Sunday, July 24, 2022

Nightspots

I took a look at 52nd Street and found the Onyx Club and the Famous Door, fabled names in jazz.

[The Onyx Club, 62 West 52nd Street, c. 1939–1941.]

[The Famous Door, 66 West 52nd Street, c. 1939–1941.]

[Both clubs, c. 1939–1941. All photographs from the NYC Municipal Archives Collections.]

The name on the Onyx Club’s marquee: Kenny Watts. Patrick Burke‘s Come In and Hear the Truth: Jazz and Race on 52nd Street (Chicago: University of Chicago Press, 2008) notes that the Onyx Club closed in December 1939 after being picketed as unfair to union musicians,

both because the club had failed to pay union members adequately and because it was currently featuring Kenny Watts and his Kilowatts, “a non-union combination.” In September 1940, the union picketed the Swing Club at 35 West 52nd, and in October the Famous Door appeared on the “Unfair List of Local 802.” Although their recourse to the union could be helpful, it is clear that performing on 52nd Street could be a difficult way for musicians to make a living.
At the Famous Door when these photographs were taken: Ella Fitzgerald. That banner (wow) reads “First Lady of Swing.” One side says, I think, “The Tisket A Tasket Girl.” Or is it “Gal”? Fitzgerald would have been in a new role at the Famous Door, fronting a band not long after the death of drummer and bandleader Chick Webb.

Among the musicians associated with the Onxy Club, the violinist and singer Stuff Smith and His Onyx Club Boys.

[Stuff Smith at the Onyx Club. Date unknown.]

Here are three samples of Stuff: “Onyx Club Spree” (1937), a 1965 quartet performance, and a 1957 (?) appearance with Fitzgerald, Roy Eldridge, and the Oscar Peterson Trio.

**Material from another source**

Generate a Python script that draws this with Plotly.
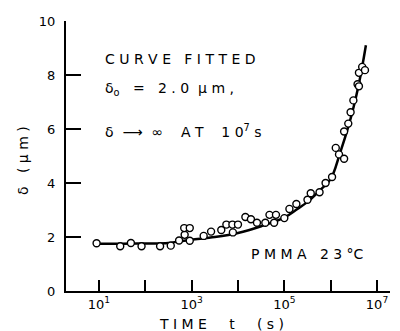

Look closely at the first photograph and you’ll see between the two nightspots a third, Lou Richman’s Dizzy Club. Richman was the brother of the entertainer Harry Richman. In 1936 Time mentioned the club’s seventeen-year-old female bouncer. The club would not have been named for Dizzy Gillespie — who was years away from being a personage on 52nd Street.

And Chez Lina, at 70 West 52nd (visible in the second photograph): that was a restaurant.

Related reading
More OCA posts with photographs from the NYC Municipal Archives : The Famous Door and The Onyx Club (Wikipedia)

comments: 4

Anonymous said...

https://www.allaboutjazz.com/larry-fine-meets-stuff-smith-fine-stuff-larry-fine-shigatsubaka-review-by-ken-dryden

Michael Leddy said...

Oh my — I will try to seek it out.

Anonymous said...

have you seen these?

https://www.loc.gov/collections/jazz-photography-of-william-p-gottlieb/?c=150&sp=1&st=list

Michael Leddy said...

Yes, thanks. I’ve posted a few of his black-and white photos.